■ What you are asked to do
Reproduce exactly the lines below, from the first one through the line containing "ref_lines = [7.84, 8.92, 10.12]", and omit any pictures.
• • • •
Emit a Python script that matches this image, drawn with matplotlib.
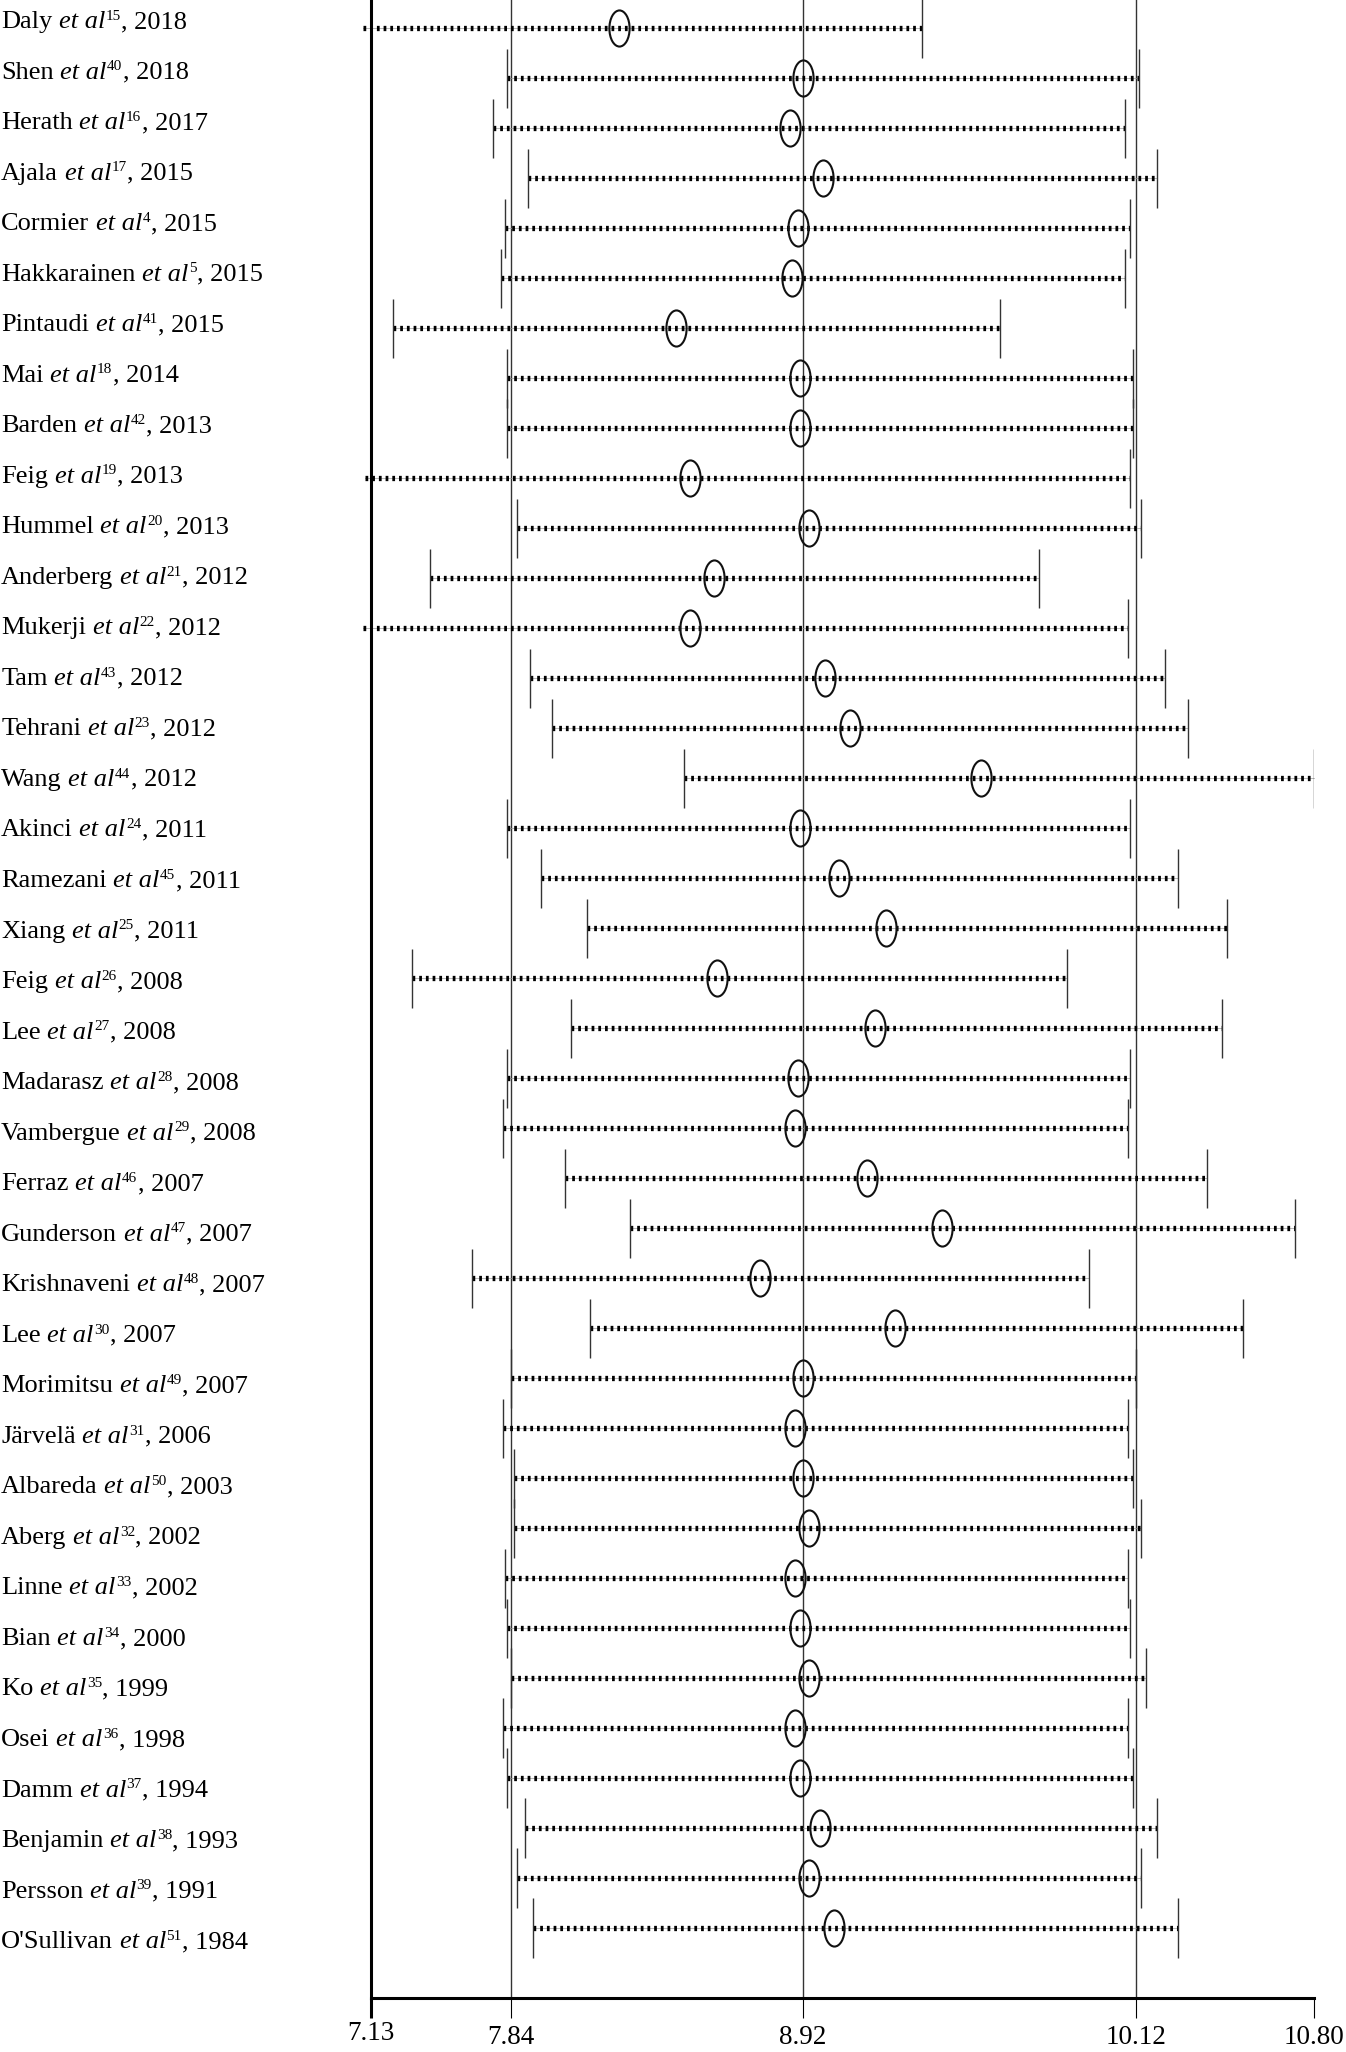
import numpy as np
import matplotlib
matplotlib.use('Agg')
import matplotlib.pyplot as plt
from matplotlib.path import Path
from matplotlib.transforms import Affine2D, ScaledTranslation, blended_transform_factory

# study labels
authors = ['Daly', 'Shen', 'Herath', 'Ajala', 'Cormier', 'Hakkarainen', 'Pintaudi',
           'Mai', 'Barden', 'Feig', 'Hummel', 'Anderberg', 'Mukerji', 'Tam', 'Tehrani',
           'Wang', 'Akinci', 'Ramezani', 'Xiang', 'Feig', 'Lee', 'Madarasz', 'Vambergue',
           'Ferraz', 'Gunderson', 'Krishnaveni', 'Lee', 'Morimitsu', 'Järvelä', 'Albareda',
           'Aberg', 'Linne', 'Bian', 'Ko', 'Osei', 'Damm', 'Benjamin', 'Persson', "O'Sullivan"]
refs = [15, 40, 16, 17, 4, 5, 41, 18, 42, 19, 20, 21, 22, 43, 23, 44, 24, 45, 25, 26,
        27, 28, 29, 46, 47, 48, 30, 49, 31, 50, 32, 33, 34, 35, 36, 37, 38, 39, 51]
years = [2018, 2018, 2017, 2015, 2015, 2015, 2015, 2014, 2013, 2013, 2013, 2012, 2012,
         2012, 2012, 2012, 2011, 2011, 2011, 2008, 2008, 2008, 2008, 2007, 2007, 2007,
         2007, 2007, 2006, 2003, 2002, 2002, 2000, 1999, 1998, 1994, 1993, 1991, 1984]

# estimates and confidence limits
lower = [7.09, 7.82, 7.75, 7.90, 7.81, 7.79, 7.24, 7.82, 7.82, 7.10, 7.86, 7.43, 7.09,
         7.91, 7.99, 8.48, 7.82, 7.95, 8.12, 7.34, 8.06, 7.82, 7.80, 8.04, 8.28, 7.64,
         8.13, 7.84, 7.80, 7.85, 7.85, 7.81, 7.82, 7.84, 7.80, 7.82, 7.89, 7.86, 7.92]
estimate = [8.24, 8.92, 8.87, 8.99, 8.90, 8.88, 8.45, 8.91, 8.91, 8.50, 8.94, 8.59, 8.50,
            9.00, 9.09, 9.56, 8.91, 9.05, 9.22, 8.60, 9.18, 8.90, 8.89, 9.15, 9.42, 8.76,
            9.25, 8.92, 8.89, 8.92, 8.94, 8.89, 8.91, 8.94, 8.89, 8.91, 8.98, 8.94, 9.03]
upper = [9.35, 10.13, 10.08, 10.20, 10.10, 10.08, 9.63, 10.11, 10.11, 10.10, 10.14, 9.77,
         10.09, 10.23, 10.32, 10.80, 10.10, 10.28, 10.47, 9.87, 10.45, 10.10, 10.09, 10.39,
         10.73, 9.95, 10.53, 10.12, 10.09, 10.11, 10.14, 10.09, 10.10, 10.16, 10.09, 10.11,
         10.20, 10.14, 10.28]

tick_values = [7.13, 7.84, 8.92, 10.12, 10.80]
ref_lines = [7.84, 8.92, 10.12]

# the printed axis is not evenly spaced, so use a piecewise scale
scale_vals = np.array([6.13] + tick_values + [11.80])
scale_pos = np.array([172.9, 370.8, 511.3, 803.1, 1136.0, 1313.7, 1574.7])


def forward(v):
    return np.interp(v, scale_vals, scale_pos)


def inverse(p):
    return np.interp(p, scale_pos, scale_vals)


plt.rcParams['font.family'] = 'Liberation Serif'

fs = 19.0
label_step = 50.53 / 50.0   # the study names sit on a slightly wider pitch than the rows

fig = plt.figure(figsize=(13.46, 20.52), dpi=100)
ax = fig.add_axes([370.8 / 1346, 54 / 2052, (1313.7 - 370.8) / 1346, 1998 / 2052])
ax.set_xscale('function', functions=(forward, inverse))
ax.set_xlim(tick_values[0], tick_values[-1])
n = len(authors)
ax.set_ylim(39.4, -0.56)

for xv in ref_lines:
    ax.axvline(xv, color='#333333', lw=1.0, zorder=1)

# elongated open circle marker
ellipse = Path.unit_circle().transformed(Affine2D().scale(0.56, 1.0))
trans = blended_transform_factory(fig.transFigure, ax.transData)

for i in range(n):
    # faint hairline under the dotted interval
    ax.plot([lower[i], upper[i]], [i, i], color='#999999', lw=0.5,
            clip_on=False, zorder=2)
    ax.plot([lower[i], upper[i]], [i, i], color='black', lw=3.8,
            ls=(0, (0.52, 0.75)), dash_capstyle='butt', clip_on=False, zorder=2)
    ends = [v for v in (lower[i], upper[i]) if v >= tick_values[0]]
    ax.vlines(ends, i - 0.59, i + 0.59, color='#333333', lw=1.0, zorder=2)
    ax.plot(estimate[i], i, marker=ellipse, ms=26, mfc='none', mec='#111111',
            mew=1.5, zorder=3)

    # "Name et al^ref, year" built from pieces so the superscript stays small
    yl = i * label_step
    t1 = ax.text(0.0008, yl, authors[i], transform=trans, fontsize=fs,
                 ha='left', va='baseline')
    t2 = ax.annotate('et al', xy=(1, 0), xycoords=t1, xytext=(4.8, 0),
                     textcoords='offset points', fontsize=fs, style='italic',
                     ha='left', va='bottom')
    t3 = ax.annotate(str(refs[i]), xy=(1, 0), xycoords=t2, xytext=(0.2, 7.4),
                     textcoords='offset points', fontsize=fs * 0.58,
                     ha='left', va='bottom')
    ax.annotate(f', {years[i]}', xy=(1, 0), xycoords=(t3, t2), xytext=(0.3, 0),
                textcoords='offset points', fontsize=fs, ha='left', va='bottom')

for side in ['top', 'right']:
    ax.spines[side].set_visible(False)
ax.spines['left'].set_linewidth(2.2)
ax.spines['bottom'].set_linewidth(2.2)
ax.set_yticks([])
ax.set_xticks(tick_values)
ax.set_xticklabels([f'{v:.2f}' for v in tick_values])
ax.xaxis.set_minor_locator(matplotlib.ticker.NullLocator())
ax.tick_params(axis='x', direction='out', length=14.4, width=0.8, pad=5,
               labelsize=19.5, color='black')
ticks = ax.xaxis.get_major_ticks()
ticks[0].tick1line.set_markeredgewidth(2.2)
ticks[0].label1.set_transform(ticks[0].label1.get_transform() +
                              ScaledTranslation(0, 0.04, fig.dpi_scale_trans))

fig.savefig('out.png', dpi=100)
• • • •
■ Response to this exercise
Emit a Python script that matches this image, drawn with matplotlib.
import numpy as np
import matplotlib
matplotlib.use('Agg')
import matplotlib.pyplot as plt
from matplotlib.path import Path
from matplotlib.transforms import Affine2D, ScaledTranslation, blended_transform_factory

# study labels
authors = ['Daly', 'Shen', 'Herath', 'Ajala', 'Cormier', 'Hakkarainen', 'Pintaudi',
           'Mai', 'Barden', 'Feig', 'Hummel', 'Anderberg', 'Mukerji', 'Tam', 'Tehrani',
           'Wang', 'Akinci', 'Ramezani', 'Xiang', 'Feig', 'Lee', 'Madarasz', 'Vambergue',
           'Ferraz', 'Gunderson', 'Krishnaveni', 'Lee', 'Morimitsu', 'Järvelä', 'Albareda',
           'Aberg', 'Linne', 'Bian', 'Ko', 'Osei', 'Damm', 'Benjamin', 'Persson', "O'Sullivan"]
refs = [15, 40, 16, 17, 4, 5, 41, 18, 42, 19, 20, 21, 22, 43, 23, 44, 24, 45, 25, 26,
        27, 28, 29, 46, 47, 48, 30, 49, 31, 50, 32, 33, 34, 35, 36, 37, 38, 39, 51]
years = [2018, 2018, 2017, 2015, 2015, 2015, 2015, 2014, 2013, 2013, 2013, 2012, 2012,
         2012, 2012, 2012, 2011, 2011, 2011, 2008, 2008, 2008, 2008, 2007, 2007, 2007,
         2007, 2007, 2006, 2003, 2002, 2002, 2000, 1999, 1998, 1994, 1993, 1991, 1984]

# estimates and confidence limits
lower = [7.09, 7.82, 7.75, 7.90, 7.81, 7.79, 7.24, 7.82, 7.82, 7.10, 7.86, 7.43, 7.09,
         7.91, 7.99, 8.48, 7.82, 7.95, 8.12, 7.34, 8.06, 7.82, 7.80, 8.04, 8.28, 7.64,
         8.13, 7.84, 7.80, 7.85, 7.85, 7.81, 7.82, 7.84, 7.80, 7.82, 7.89, 7.86, 7.92]
estimate = [8.24, 8.92, 8.87, 8.99, 8.90, 8.88, 8.45, 8.91, 8.91, 8.50, 8.94, 8.59, 8.50,
            9.00, 9.09, 9.56, 8.91, 9.05, 9.22, 8.60, 9.18, 8.90, 8.89, 9.15, 9.42, 8.76,
            9.25, 8.92, 8.89, 8.92, 8.94, 8.89, 8.91, 8.94, 8.89, 8.91, 8.98, 8.94, 9.03]
upper = [9.35, 10.13, 10.08, 10.20, 10.10, 10.08, 9.63, 10.11, 10.11, 10.10, 10.14, 9.77,
         10.09, 10.23, 10.32, 10.80, 10.10, 10.28, 10.47, 9.87, 10.45, 10.10, 10.09, 10.39,
         10.73, 9.95, 10.53, 10.12, 10.09, 10.11, 10.14, 10.09, 10.10, 10.16, 10.09, 10.11,
         10.20, 10.14, 10.28]

tick_values = [7.13, 7.84, 8.92, 10.12, 10.80]
ref_lines = [7.84, 8.92, 10.12]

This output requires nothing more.